Die Geschehnisse vom 21. März sind für Josef Lepping und seine Familie persönlich das Ende des Krieges. Danach besucht Josef Lepping die Oberschule für Jungen in Borken und macht anschließend eine Ausbildung zum kaufmännischen Angestellten bei der Firma Carl Haeking, dort bleibt er 29 Jahre.

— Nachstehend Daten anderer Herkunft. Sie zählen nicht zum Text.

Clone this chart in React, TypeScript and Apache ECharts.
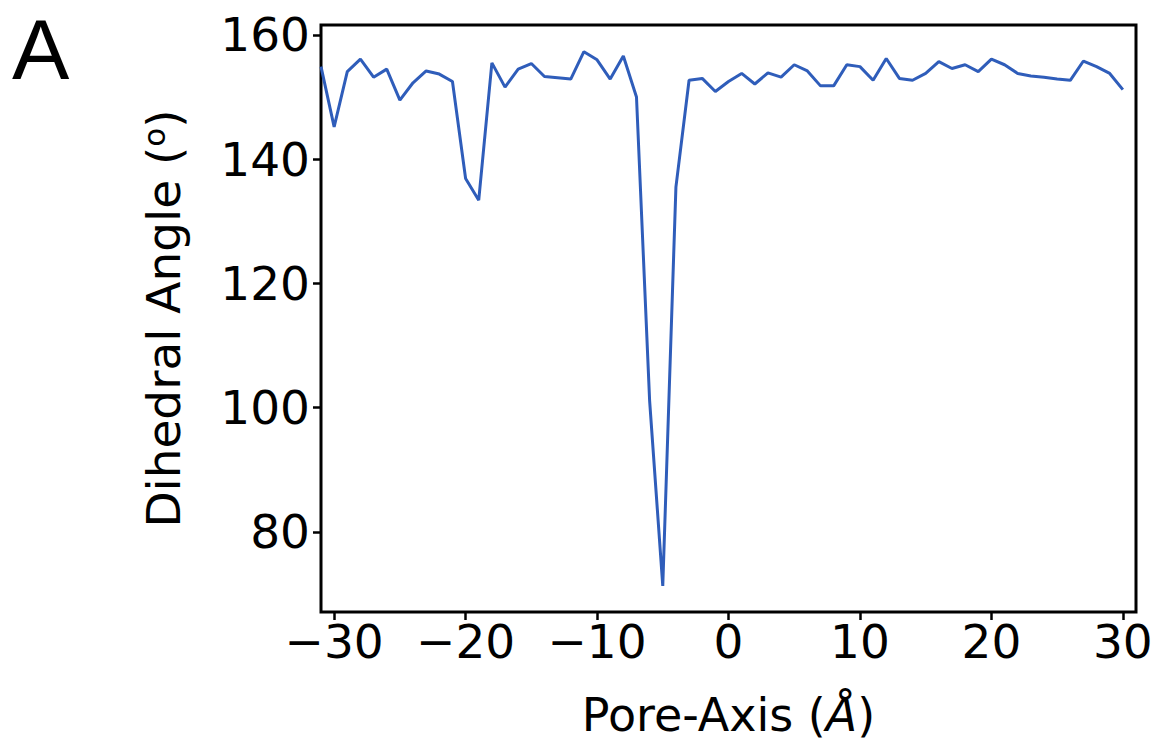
import React, { useEffect, useRef } from "react";
import * as echarts from "echarts";

const poreAxis: number[] = [
  -31, -30, -29, -28, -27, -26, -25, -24, -23, -22, -21, -20, -19, -18, -17, -16,
  -15, -14, -13, -12, -11, -10, -9, -8, -7, -6, -5, -4, -3, -2, -1, 0,
  1, 2, 3, 4, 5, 6, 7, 8, 9, 10, 11, 12, 13, 14, 15, 16,
  17, 18, 19, 20, 21, 22, 23, 24, 25, 26, 27, 28, 29, 30,
];

const dihedral: number[] = [
  154.9, 145.2, 154.1, 156.1, 153.2, 154.5, 149.5, 152.3, 154.2, 153.7, 152.5, 136.9, 133.4, 155.5, 151.6, 154.5,
  155.4, 153.3, 153.1, 152.9, 157.3, 156.0, 152.9, 156.6, 150.0, 101.1, 71.3, 135.5, 152.7, 153.0, 150.9, 152.5,
  153.8, 152.1, 153.9, 153.2, 155.2, 154.2, 151.8, 151.8, 155.2, 154.9, 152.7, 156.2, 153.0, 152.7, 153.8, 155.7,
  154.6, 155.2, 154.1, 156.1, 155.2, 153.8, 153.4, 153.2, 152.9, 152.7, 155.8, 154.9, 153.8, 151.2,
];

const xTicks: number[] = [-30, -20, -10, 0, 10, 20, 30];
const yTicks: number[] = [80, 100, 120, 140, 160];

export default function App() {
  const ref = useRef<HTMLDivElement>(null);
  useEffect(() => {
    if (!ref.current) return;
    const chart = echarts.init(ref.current, undefined, { renderer: "svg" });
    const font = "DejaVu Sans";
    chart.setOption({
      animation: false,
      backgroundColor: "#ffffff",
      grid: {
        left: 321,
        top: 25,
        right: 20,
        bottom: 134,
        outerBoundsMode: "none",
        containLabel: false,
        show: true,
        borderColor: "#000",
        borderWidth: 3,
        backgroundColor: "transparent",
      },
      xAxis: {
        type: "value",
        min: -31,
        max: 31,
        axisLine: { show: false, onZero: false },
        splitLine: { show: false },
        axisTick: {
          show: true,
          inside: false,
          length: 8,
          lineStyle: { color: "#000", width: 2.5 },
          customValues: xTicks,
        },
        axisLabel: {
          customValues: xTicks,
          fontFamily: font,
          fontSize: 47,
          color: "#000",
          margin: 6,
          formatter: (v: number) => (v < 0 ? "\u2212" + Math.abs(v) : String(v)),
        },
        name: "Pore-Axis ({it|Å})",
        nameLocation: "middle",
        nameGap: 82,
        nameTextStyle: {
          fontFamily: font,
          fontSize: 46,
          lineHeight: 42,
          color: "#000",
          rich: {
            it: { fontFamily: font, fontSize: 46, lineHeight: 42, fontStyle: "italic", color: "#000" },
          },
        },
      },
      yAxis: {
        type: "value",
        min: 67.1,
        max: 161.6,
        axisLine: { show: false, onZero: false },
        splitLine: { show: false },
        axisTick: {
          show: true,
          inside: false,
          length: 8,
          lineStyle: { color: "#000", width: 2.5 },
          customValues: yTicks,
        },
        axisLabel: {
          customValues: yTicks,
          fontFamily: font,
          fontSize: 47,
          color: "#000",
          margin: 11,
        },
        name: "Dihedral Angle ({sup|o})",
        nameLocation: "middle",
        nameGap: 132,
        nameTextStyle: {
          fontFamily: font,
          fontSize: 47,
          color: "#000",
          rich: {
            sup: { fontFamily: font, fontSize: 31, color: "#000", verticalAlign: "top", padding: [0, 0, 20, 0] },
          },
        },
      },
      graphic: [
        {
          type: "text",
          left: 12,
          top: 6,
          style: { text: "A", fontFamily: "Liberation Sans", fontSize: 86, fill: "#000" },
        },
      ],
      series: [
        {
          type: "line",
          data: poreAxis.map((x, i) => [x, dihedral[i]]),
          showSymbol: false,
          symbol: "none",
          lineStyle: { color: "#2f5dba", width: 3 },
          clip: true,
        },
      ],
    });
    return () => chart.dispose();
  }, []);
  return (
    <div
      ref={ref}
      style={{ position: "fixed", left: 0, top: 0, width: 1156, height: 746 }}
    />
  );
}
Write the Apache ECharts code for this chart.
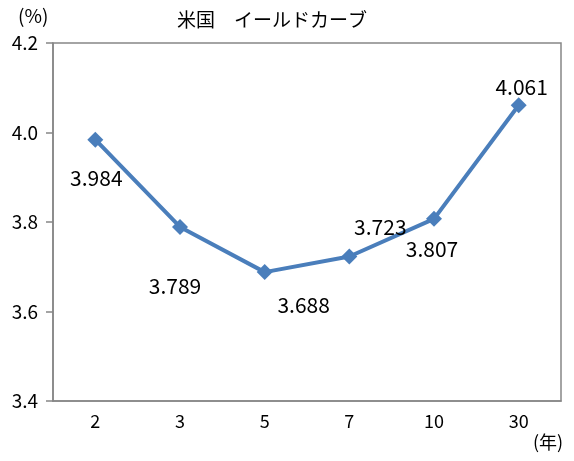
<!DOCTYPE html>
<html>
<head>
<meta charset="utf-8">
<script src="https://cdn.jsdelivr.net/npm/echarts@6/dist/echarts.min.js"></script>
<style>
html, body { margin: 0; padding: 0; background: #fff; }
#main { width: 574px; height: 461px; }
</style>
</head>
<body>
<div id="main"></div>
<script>
// 年限と利回り
var maturities = ['2', '3', '5', '7', '10', '30'];
var yields = [3.984, 3.789, 3.688, 3.723, 3.807, 4.061];
var yTicks = [3.4, 3.6, 3.8, 4.0, 4.2];

var FONT = '"Noto Sans CJK JP", sans-serif';

// ラベルの置き場所（点からのずれ）
var labelOffsets = [[1, 38], [-5, 59], [39, 33], [31, -29], [-2, 30], [3, -18]];

function getSeriesData(){
    var data = [];
    for (var i = 0; i < yields.length; i++) {
        data.push({
            value: yields[i],
            label: { offset: labelOffsets[i] }
        });
    }
    return data;
}

var myChart = echarts.init(document.getElementById('main'));
var option = {
    animation: false,
    backgroundColor: '#fff',
    title: {
        text: '米国　イールドカーブ',
        left: 172,
        top: 5,
        textStyle: { fontFamily: FONT, fontSize: 19, fontWeight: 'normal', color: '#000' }
    },
    grid: {
        left: 53, right: 13, top: 43, bottom: 60,
        show: true,
        borderColor: '#868686',
        borderWidth: 1.5
    },
    xAxis: {
        type: 'category',
        data: maturities,
        boundaryGap: true,
        axisLine: { lineStyle: { color: '#868686', width: 1.5 } },
        axisTick: { show: false },
        axisLabel: { color: '#000', fontFamily: FONT, fontSize: 18, margin: 11 }
    },
    yAxis: {
        type: 'value',
        min: yTicks[0],
        max: yTicks[yTicks.length - 1],
        interval: 0.2,
        axisLine: { show: true, lineStyle: { color: '#868686', width: 1.5 } },
        axisTick: { show: true, inside: false, length: 7, lineStyle: { color: '#868686', width: 1.5 } },
        splitLine: { show: false },
        axisLabel: {
            color: '#000', fontFamily: FONT, fontSize: 19, margin: 15,
            formatter: function (v) { return v.toFixed(1); }
        }
    },
    graphic: [
        { type: 'text', left: 18, top: 6, style: { text: '(%)', font: '19px ' + FONT, fill: '#000' } },
        { type: 'text', left: 533, top: 433, style: { text: '(年)', font: '18px ' + FONT, fill: '#000' } }
    ],
    series: [{
        name: '利回り',
        type: 'line',
        data: getSeriesData(),
        symbol: 'diamond',
        symbolSize: 16,
        lineStyle: { color: '#4A7EBB', width: 4 },
        itemStyle: { color: '#4A7EBB' },
        label: {
            show: true,
            position: 'inside',
            color: '#000',
            fontFamily: FONT,
            fontSize: 21,
            formatter: function (p) { return p.value.toFixed(3); }
        }
    }]
};
myChart.setOption(option);
</script>
</body>
</html>
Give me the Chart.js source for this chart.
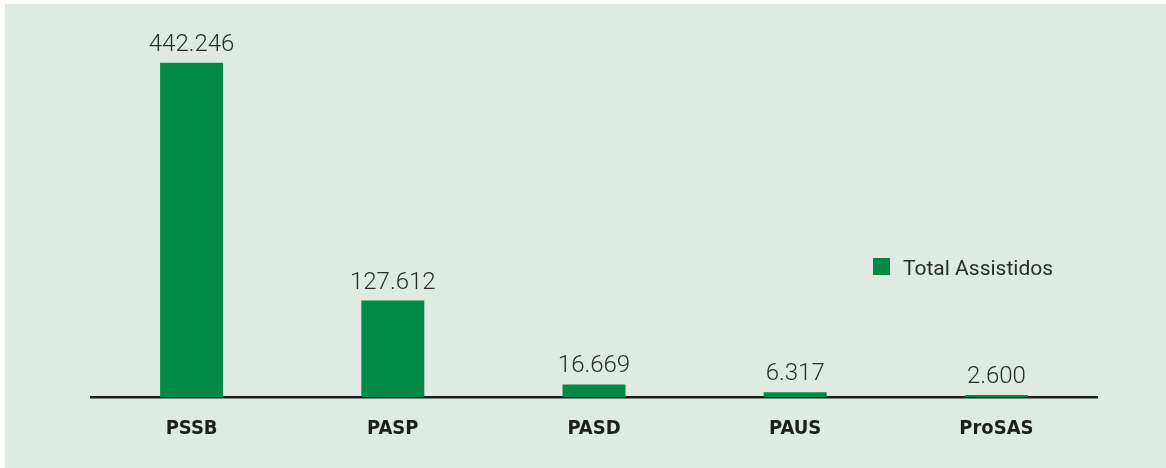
<!DOCTYPE html>
<html>
<head>
<meta charset="utf-8">
<script src="https://cdn.jsdelivr.net/npm/chart.js@4.4.1/dist/chart.umd.min.js"></script>
<style>
  html, body { margin: 0; padding: 0; background: #ffffff; }
  #wrap { position: relative; width: 1166px; height: 468px; }
</style>
</head>
<body>
<div id="wrap"><canvas id="bar-chart" width="1166" height="468"></canvas></div>
<script>
const categories = ['PSSB', 'PASP', 'PASD', 'PAUS', 'ProSAS'];
const totalAssistidos = [442246, 127612, 16669, 6317, 2600];
const seriesLabel = 'Total Assistidos';

const BG = '#dfebe2';
const GREEN = '#008a45';
const TEXT = '#2b2b2b';

const formatNum = (v) => String(v).replace(/\B(?=(\d{3})+(?!\d))/g, '.');

// light green panel, white strip on top/left
const panelBg = {
  id: 'panelBg',
  beforeDraw(chart) {
    const { ctx, width, height } = chart;
    ctx.save();
    ctx.fillStyle = '#ffffff';
    ctx.fillRect(0, 0, width, height);
    ctx.fillStyle = BG;
    ctx.fillRect(5, 4, width - 5, height - 4);
    ctx.restore();
  }
};

// value above each bar
const valueLabels = {
  id: 'valueLabels',
  afterDatasetsDraw(chart) {
    const { ctx } = chart;
    const meta = chart.getDatasetMeta(0);
    const data = chart.data.datasets[0].data;
    ctx.save();
    ctx.font = '300 24px Roboto, "Liberation Sans", sans-serif';
    ctx.fillStyle = TEXT;
    ctx.textAlign = 'center';
    ctx.textBaseline = 'alphabetic';
    meta.data.forEach((bar, i) => {
      ctx.fillText(formatNum(data[i]), bar.x, bar.y - 12);
    });
    ctx.restore();
  }
};

// legend sitting to the right, inside the plot
const sideLegend = {
  id: 'sideLegend',
  afterDraw(chart) {
    const { ctx } = chart;
    const ds = chart.data.datasets[0];
    ctx.save();
    ctx.fillStyle = ds.backgroundColor;
    ctx.fillRect(873, 258, 17, 17);
    ctx.font = '21px Roboto, "Liberation Sans", sans-serif';
    ctx.fillStyle = TEXT;
    ctx.textAlign = 'left';
    ctx.textBaseline = 'alphabetic';
    ctx.fillText(ds.label, 903, 275);
    ctx.restore();
  }
};

const ctx = document.getElementById('bar-chart').getContext('2d');
const chart = new Chart(ctx, {
  type: 'bar',
  data: {
    labels: categories,
    datasets: [
      {
        label: seriesLabel,
        data: totalAssistidos,
        backgroundColor: GREEN,
        borderWidth: 0,
        categoryPercentage: 1,
        barPercentage: 0.313,
      },
    ],
  },
  options: {
    responsive: false,
    animation: false,
    layout: {
      padding: { top: 19, left: 91, right: 69, bottom: 7 },
    },
    plugins: {
      legend: { display: false },
      tooltip: { enabled: false },
    },
    scales: {
      x: {
        grid: { display: false, drawTicks: false },
        border: { display: true, color: '#1e1e1e', width: 2.5 },
        ticks: {
          padding: 20,
          color: '#1e1e1e',
          font: { family: '"Liberation Sans Narrow", "DejaVu Sans Condensed", sans-serif', size: 20, weight: 'bold' },
        },
      },
      y: {
        display: false,
        min: 0,
        max: 500000,
      },
    },
  },
  plugins: [panelBg, valueLabels, sideLegend],
});
</script>
</body>
</html>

1978 wird er Leiter der Zentralrendantur für das Dekanat Vreden, 1994 geht er in den Ruhestand. Neben seiner beruflichen Tätigkeit engagierte sich Josef Lepping zudem viele Jahre im Ehrenamt. 20 Jahre war er Ratsherr und auch Ehrenratsherr im Rat der Stadt Vreden und viele Jahre im Vorstand des Allgemeinen Bürgerschützenvereins St. Georg.

Gedenken der Opfer

Der Bombenangriff von Vreden am 21. März kostete 200 Menschen das Leben. Um diesem Schicksal zu gedenken, findet jedes Jahr am Jahrestag des Angriffes eine Gedenkfeier auf dem alten Friedhof statt.

Die Senioren-Union in Zusammenarbeit mit der Stadt Vreden und den Kirchen lädt die gesamte Bevölkerung dazu am 21. März um 18.15 Uhr zur Gedenkfeier im Garten der Ruhe auf dem alten Friedhof an der Schabbecke ein. Anschließend findet ein Gedenkgottesdienst in der Stiftskirche statt.

Diesen Artikel haben wir ursprünglich am 20. März 2025 veröffentlicht.